Glanzlichter und Knüller

Rundum enttäuscht, so scheint es, wird man bei einem Besuch des Nordharzer Städtebundtheaters jedoch nie, statt dessen sind immer wieder Glanzlichter zu entdecken, wie etwa Gerlind Schröders Carmen, Bettina Pierags Julia im „Vetter aus Dingsda“ oder Bettina Rösels Susanna im „Figaro“, auch Gabriella Gilardis Hippolyta/Titania im „Sommernachtstraum“. Auch Kay Metzgers assoziative Regie der Bizet-Oper oder längere Strecken der Mozart- und Humperdinck-Inszenierungen erreichen ein Niveau, das die Erwartungen an ein Haus dieses bescheidenen Zuschnitts deutlich übersteigt.

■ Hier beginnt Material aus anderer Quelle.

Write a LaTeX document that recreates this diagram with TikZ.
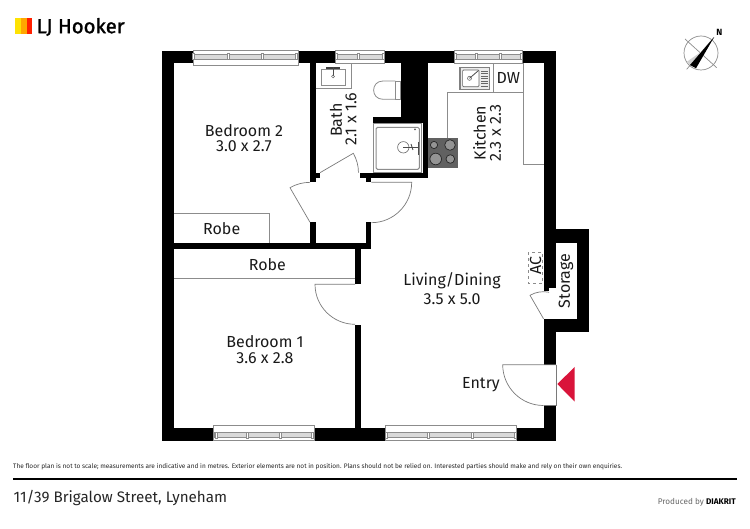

Größter Erfolgsknüller der Spielzeit allerdings scheint Richard O’Briens gute alte „Rocky Horror Show“ in der Inszenierung von Horst Kupich, mit Sebastian Wirnitzer als Frank’N’Furter, zu werden, die als Jahresschluss-Premiere herauskam und offenbar selbst in der kargen Vorharz-Region zündet: Auch aus der weiteren Umgebung bis zur Landeshauptstadt Magdeburg rücken sie zur kultigen Show an, erfahrene Rocky-Fans und solche, die es werden wollen, viele im geziemenden Straps-Outfit, selbst der Halberstädter Oberbürgermeister wird mit Punkerfrisur gesichtet. Und während ein wohl auf konventionelleren Theaterspaß programmiertes Seniorenpaar nach einiger Zeit das Weite sucht, nestelt eine ältere Dame, der im Foyer ausgelegten „Bedienungsanleitung“ folgend, im entscheidenden Moment eine Tüte Reis aus dem Handtäschchen; um die Hochzeit von Frank’N’Furter und Rocky angemessen zu feiern, schmeißt sie munter um sich.